** START **

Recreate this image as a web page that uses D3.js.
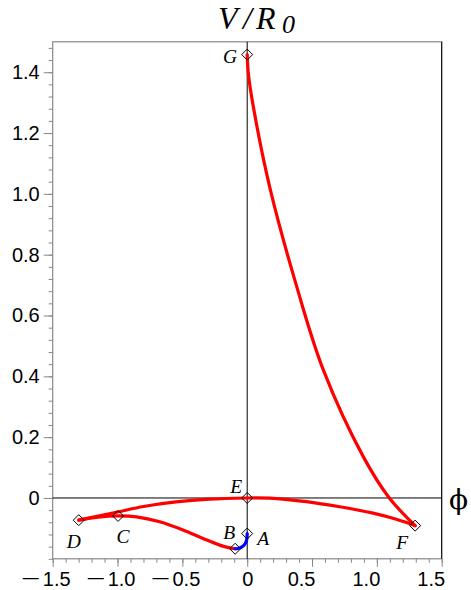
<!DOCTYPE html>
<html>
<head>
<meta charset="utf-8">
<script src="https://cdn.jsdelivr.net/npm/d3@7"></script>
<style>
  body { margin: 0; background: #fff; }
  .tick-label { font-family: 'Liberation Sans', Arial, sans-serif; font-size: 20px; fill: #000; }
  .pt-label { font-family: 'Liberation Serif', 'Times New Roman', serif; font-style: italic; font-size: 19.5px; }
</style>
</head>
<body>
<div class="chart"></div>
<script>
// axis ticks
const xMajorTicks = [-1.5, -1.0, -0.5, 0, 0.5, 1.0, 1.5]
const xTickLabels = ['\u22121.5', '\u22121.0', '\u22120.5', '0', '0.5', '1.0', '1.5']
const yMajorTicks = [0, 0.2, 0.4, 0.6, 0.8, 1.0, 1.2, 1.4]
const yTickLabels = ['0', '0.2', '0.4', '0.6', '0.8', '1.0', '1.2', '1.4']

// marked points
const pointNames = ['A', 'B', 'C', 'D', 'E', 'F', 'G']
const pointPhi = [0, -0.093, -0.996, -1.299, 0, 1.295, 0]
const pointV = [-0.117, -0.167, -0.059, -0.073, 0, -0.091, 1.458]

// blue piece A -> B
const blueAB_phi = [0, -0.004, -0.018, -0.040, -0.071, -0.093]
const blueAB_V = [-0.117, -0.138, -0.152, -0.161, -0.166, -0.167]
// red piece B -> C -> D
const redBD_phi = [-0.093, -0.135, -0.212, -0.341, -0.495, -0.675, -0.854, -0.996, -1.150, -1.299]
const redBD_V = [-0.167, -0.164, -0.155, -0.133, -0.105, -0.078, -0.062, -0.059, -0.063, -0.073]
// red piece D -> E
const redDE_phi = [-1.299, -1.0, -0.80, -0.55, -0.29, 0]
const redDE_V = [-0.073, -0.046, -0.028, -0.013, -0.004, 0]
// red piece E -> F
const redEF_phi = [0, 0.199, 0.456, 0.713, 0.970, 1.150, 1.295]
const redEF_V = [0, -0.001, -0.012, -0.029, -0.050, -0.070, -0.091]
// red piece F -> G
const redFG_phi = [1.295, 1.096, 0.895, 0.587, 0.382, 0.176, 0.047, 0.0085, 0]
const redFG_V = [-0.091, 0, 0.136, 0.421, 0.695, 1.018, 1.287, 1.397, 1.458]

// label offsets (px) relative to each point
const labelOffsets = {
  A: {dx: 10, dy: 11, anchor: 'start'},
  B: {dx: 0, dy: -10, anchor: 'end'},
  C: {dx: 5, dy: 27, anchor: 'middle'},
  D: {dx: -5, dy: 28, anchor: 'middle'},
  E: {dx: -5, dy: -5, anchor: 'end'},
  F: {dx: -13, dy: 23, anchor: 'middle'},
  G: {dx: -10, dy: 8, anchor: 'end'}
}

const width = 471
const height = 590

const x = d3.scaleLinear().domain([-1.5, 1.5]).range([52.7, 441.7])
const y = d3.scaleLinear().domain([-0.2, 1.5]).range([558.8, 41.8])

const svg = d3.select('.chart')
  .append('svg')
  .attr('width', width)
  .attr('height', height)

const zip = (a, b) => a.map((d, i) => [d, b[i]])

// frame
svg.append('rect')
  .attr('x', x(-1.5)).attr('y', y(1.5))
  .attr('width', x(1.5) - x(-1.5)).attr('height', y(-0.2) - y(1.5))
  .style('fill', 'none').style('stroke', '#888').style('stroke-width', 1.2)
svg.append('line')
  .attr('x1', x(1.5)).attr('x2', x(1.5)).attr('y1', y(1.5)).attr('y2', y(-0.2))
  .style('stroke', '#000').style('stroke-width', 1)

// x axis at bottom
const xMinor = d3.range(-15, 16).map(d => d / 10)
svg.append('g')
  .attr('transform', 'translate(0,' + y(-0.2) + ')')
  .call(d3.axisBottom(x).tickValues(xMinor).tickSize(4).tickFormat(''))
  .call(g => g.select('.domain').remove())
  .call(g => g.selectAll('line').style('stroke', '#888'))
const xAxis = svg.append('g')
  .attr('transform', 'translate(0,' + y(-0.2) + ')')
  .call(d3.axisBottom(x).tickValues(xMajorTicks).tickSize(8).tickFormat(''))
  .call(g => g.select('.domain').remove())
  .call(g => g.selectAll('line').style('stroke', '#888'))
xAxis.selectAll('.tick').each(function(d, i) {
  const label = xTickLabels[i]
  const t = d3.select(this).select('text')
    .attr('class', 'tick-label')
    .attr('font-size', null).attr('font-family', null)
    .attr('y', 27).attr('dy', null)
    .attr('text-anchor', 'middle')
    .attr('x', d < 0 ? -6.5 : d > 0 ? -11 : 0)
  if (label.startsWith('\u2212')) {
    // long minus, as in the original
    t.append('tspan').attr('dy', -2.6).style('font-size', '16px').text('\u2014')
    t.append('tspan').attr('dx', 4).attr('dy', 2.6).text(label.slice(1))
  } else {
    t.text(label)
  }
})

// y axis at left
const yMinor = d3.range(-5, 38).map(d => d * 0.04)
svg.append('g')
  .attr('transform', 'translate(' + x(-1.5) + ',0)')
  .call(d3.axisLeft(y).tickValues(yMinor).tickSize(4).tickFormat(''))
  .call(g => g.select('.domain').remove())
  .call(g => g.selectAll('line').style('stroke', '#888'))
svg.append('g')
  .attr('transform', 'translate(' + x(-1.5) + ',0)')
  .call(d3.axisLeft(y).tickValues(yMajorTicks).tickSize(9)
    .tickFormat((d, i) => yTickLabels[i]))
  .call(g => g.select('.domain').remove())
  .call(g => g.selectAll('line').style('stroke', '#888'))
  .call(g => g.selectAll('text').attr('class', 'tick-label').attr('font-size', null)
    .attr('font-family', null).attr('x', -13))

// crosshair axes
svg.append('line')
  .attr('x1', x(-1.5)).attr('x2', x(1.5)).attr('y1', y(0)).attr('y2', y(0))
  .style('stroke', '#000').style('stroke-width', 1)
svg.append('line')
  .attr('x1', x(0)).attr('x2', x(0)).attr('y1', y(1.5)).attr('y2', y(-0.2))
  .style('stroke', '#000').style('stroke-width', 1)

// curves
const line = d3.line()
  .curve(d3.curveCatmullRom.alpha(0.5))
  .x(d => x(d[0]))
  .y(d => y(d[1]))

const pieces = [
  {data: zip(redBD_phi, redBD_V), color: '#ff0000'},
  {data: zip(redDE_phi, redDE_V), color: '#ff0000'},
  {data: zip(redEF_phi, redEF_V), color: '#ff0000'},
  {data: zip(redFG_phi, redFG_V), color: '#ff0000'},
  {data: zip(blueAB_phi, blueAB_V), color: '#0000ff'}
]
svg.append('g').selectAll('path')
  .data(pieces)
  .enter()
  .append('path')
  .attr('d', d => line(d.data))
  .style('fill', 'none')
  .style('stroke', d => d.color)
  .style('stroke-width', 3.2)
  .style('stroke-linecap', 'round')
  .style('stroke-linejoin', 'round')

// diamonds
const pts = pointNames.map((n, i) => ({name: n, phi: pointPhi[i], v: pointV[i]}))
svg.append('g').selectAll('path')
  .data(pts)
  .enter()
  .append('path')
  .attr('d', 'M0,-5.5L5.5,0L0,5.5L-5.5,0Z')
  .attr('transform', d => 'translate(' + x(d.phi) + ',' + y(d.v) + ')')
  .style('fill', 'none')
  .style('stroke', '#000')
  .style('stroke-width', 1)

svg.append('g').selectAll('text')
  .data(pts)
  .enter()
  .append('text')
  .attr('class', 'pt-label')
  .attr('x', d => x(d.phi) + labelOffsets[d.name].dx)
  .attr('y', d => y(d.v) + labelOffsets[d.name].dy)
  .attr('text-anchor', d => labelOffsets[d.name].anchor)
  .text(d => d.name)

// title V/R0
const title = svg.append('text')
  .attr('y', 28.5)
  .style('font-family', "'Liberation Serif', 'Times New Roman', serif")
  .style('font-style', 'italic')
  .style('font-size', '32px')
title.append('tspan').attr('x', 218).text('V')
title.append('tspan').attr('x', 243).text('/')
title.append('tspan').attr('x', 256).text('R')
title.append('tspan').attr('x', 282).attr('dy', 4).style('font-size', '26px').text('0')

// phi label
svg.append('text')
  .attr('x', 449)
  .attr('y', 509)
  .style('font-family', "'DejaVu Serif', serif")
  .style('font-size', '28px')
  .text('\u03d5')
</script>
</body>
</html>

** END **

## What is needed
Give again, word for word, every line from the top of the data through the line with "0, -0.091, 1.458]", both ends included, and exclude the pictures.

## The response
Recreate this image as a web page that uses D3.js.
<!DOCTYPE html>
<html>
<head>
<meta charset="utf-8">
<script src="https://cdn.jsdelivr.net/npm/d3@7"></script>
<style>
  body { margin: 0; background: #fff; }
  .tick-label { font-family: 'Liberation Sans', Arial, sans-serif; font-size: 20px; fill: #000; }
  .pt-label { font-family: 'Liberation Serif', 'Times New Roman', serif; font-style: italic; font-size: 19.5px; }
</style>
</head>
<body>
<div class="chart"></div>
<script>
// axis ticks
const xMajorTicks = [-1.5, -1.0, -0.5, 0, 0.5, 1.0, 1.5]
const xTickLabels = ['\u22121.5', '\u22121.0', '\u22120.5', '0', '0.5', '1.0', '1.5']
const yMajorTicks = [0, 0.2, 0.4, 0.6, 0.8, 1.0, 1.2, 1.4]
const yTickLabels = ['0', '0.2', '0.4', '0.6', '0.8', '1.0', '1.2', '1.4']

// marked points
const pointNames = ['A', 'B', 'C', 'D', 'E', 'F', 'G']
const pointPhi = [0, -0.093, -0.996, -1.299, 0, 1.295, 0]
const pointV = [-0.117, -0.167, -0.059, -0.073, 0, -0.091, 1.458]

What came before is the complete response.